Your task
Quote, verbatim, all material below, without pictures.

Data extract
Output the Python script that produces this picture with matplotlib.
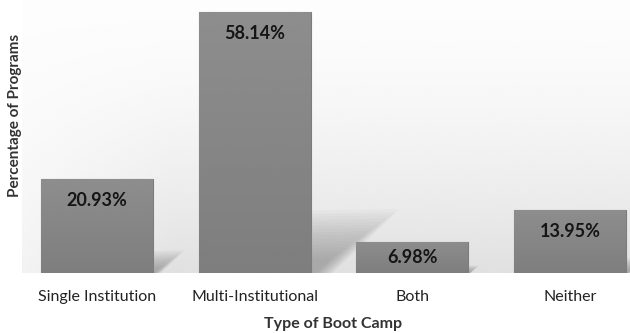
import numpy as np
import matplotlib.pyplot as plt
from matplotlib.patches import Polygon

categories = ['Single Institution', 'Multi-Institutional', 'Both', 'Neither']
values = [20.93, 58.14, 6.98, 13.95]
labels = ['20.93%', '58.14%', '6.98%', '13.95%']

plt.rcParams['font.family'] = ['Lato', 'DejaVu Sans']

fig = plt.figure(figsize=(6.3, 3.33), dpi=100)
ax = fig.add_axes([22 / 630, 60 / 333, 608 / 630, 273 / 333])

x = np.arange(len(categories))
xlim = (-0.476, 3.38)
ylim = (0, 60.8)

# soft grey backdrop, lighter at the top and to the left
gy = np.linspace(1, 0, 200)[:, None]
gx = np.linspace(0, 1, 300)[None, :]
shade = 0.99 - 0.11 * (1 - gy) ** 1.6 * (0.35 + 0.65 * np.clip(gx * 4, 0, 1))
ax.imshow(shade, cmap='gray', vmin=0, vmax=1, extent=(*xlim, *ylim),
          aspect='auto', zorder=0, interpolation='bicubic')

w = 0.71
# diagonal drop shadows to the right of each bar
for xi, v in zip(x, values):
    right = xi + w / 2
    reach = v * 0.0097
    top = v * 0.24
    n = 16
    for k in range(n):
        s = 1 - k * 0.05
        poly = Polygon([(right, 0), (right, top * s), (right + reach * s, top * s * 1.02),
                        (right + reach * 0.25 * s, 0)],
                       closed=True, facecolor='#6f6f6f', edgecolor='none',
                       alpha=0.035, zorder=1)
        ax.add_patch(poly)

bars = ax.bar(x, values, width=w, color='#898989', edgecolor='#7c7c7c',
              linewidth=0.8, zorder=2)

# vertical gradient on each bar
grad = np.linspace(0.555, 0.495, 100)[:, None]
for b in bars:
    bx = b.get_x()
    im = ax.imshow(grad, cmap='gray', vmin=0, vmax=1, aspect='auto',
                   extent=(bx, bx + b.get_width(), 0, b.get_height()),
                   zorder=2.5, interpolation='bicubic')
    im.set_clip_path(b)

# labels sit near the top of the bar, or mid-bar when the bar is short
for xi, v, lab in zip(x, values, labels):
    ax.text(xi, v - min(4.7, v / 2), lab, ha='center', va='center',
            fontsize=13, fontweight='bold', color='#151515', zorder=3)

ax.set_xlim(*xlim)
ax.set_ylim(*ylim)
ax.set_xticks(x)
ax.set_xticklabels(categories, fontsize=11.5, color='#222222')
ax.tick_params(axis='x', length=0, pad=12)
ax.set_yticks([])
for sp in ax.spines.values():
    sp.set_visible(False)

fig.text(333 / 630, 1 - 324 / 333, 'Type of Boot Camp', ha='center', va='center',
         fontsize=11.5, fontweight='bold', color='#333333')
fig.text(15 / 630, 1 - 115 / 333, 'Percentage of Programs', ha='center', va='center',
         rotation=90, fontsize=11, fontweight='bold', color='#333333')

fig.savefig('out.png', dpi=100, facecolor='white')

The output
Output the Python script that produces this picture with matplotlib.
import numpy as np
import matplotlib.pyplot as plt
from matplotlib.patches import Polygon

categories = ['Single Institution', 'Multi-Institutional', 'Both', 'Neither']
values = [20.93, 58.14, 6.98, 13.95]
labels = ['20.93%', '58.14%', '6.98%', '13.95%']

plt.rcParams['font.family'] = ['Lato', 'DejaVu Sans']

fig = plt.figure(figsize=(6.3, 3.33), dpi=100)
ax = fig.add_axes([22 / 630, 60 / 333, 608 / 630, 273 / 333])

x = np.arange(len(categories))
xlim = (-0.476, 3.38)
ylim = (0, 60.8)

# soft grey backdrop, lighter at the top and to the left
gy = np.linspace(1, 0, 200)[:, None]
gx = np.linspace(0, 1, 300)[None, :]
shade = 0.99 - 0.11 * (1 - gy) ** 1.6 * (0.35 + 0.65 * np.clip(gx * 4, 0, 1))
ax.imshow(shade, cmap='gray', vmin=0, vmax=1, extent=(*xlim, *ylim),
          aspect='auto', zorder=0, interpolation='bicubic')

w = 0.71
# diagonal drop shadows to the right of each bar
for xi, v in zip(x, values):
    right = xi + w / 2
    reach = v * 0.0097
    top = v * 0.24
    n = 16
    for k in range(n):
        s = 1 - k * 0.05
        poly = Polygon([(right, 0), (right, top * s), (right + reach * s, top * s * 1.02),
                        (right + reach * 0.25 * s, 0)],
                       closed=True, facecolor='#6f6f6f', edgecolor='none',
                       alpha=0.035, zorder=1)
        ax.add_patch(poly)

bars = ax.bar(x, values, width=w, color='#898989', edgecolor='#7c7c7c',
              linewidth=0.8, zorder=2)

# vertical gradient on each bar
grad = np.linspace(0.555, 0.495, 100)[:, None]
for b in bars:
    bx = b.get_x()
    im = ax.imshow(grad, cmap='gray', vmin=0, vmax=1, aspect='auto',
                   extent=(bx, bx + b.get_width(), 0, b.get_height()),
                   zorder=2.5, interpolation='bicubic')
    im.set_clip_path(b)

# labels sit near the top of the bar, or mid-bar when the bar is short
for xi, v, lab in zip(x, values, labels):
    ax.text(xi, v - min(4.7, v / 2), lab, ha='center', va='center',
            fontsize=13, fontweight='bold', color='#151515', zorder=3)

ax.set_xlim(*xlim)
ax.set_ylim(*ylim)
ax.set_xticks(x)
ax.set_xticklabels(categories, fontsize=11.5, color='#222222')
ax.tick_params(axis='x', length=0, pad=12)
ax.set_yticks([])
for sp in ax.spines.values():
    sp.set_visible(False)

fig.text(333 / 630, 1 - 324 / 333, 'Type of Boot Camp', ha='center', va='center',
         fontsize=11.5, fontweight='bold', color='#333333')
fig.text(15 / 630, 1 - 115 / 333, 'Percentage of Programs', ha='center', va='center',
         rotation=90, fontsize=11, fontweight='bold', color='#333333')

fig.savefig('out.png', dpi=100, facecolor='white')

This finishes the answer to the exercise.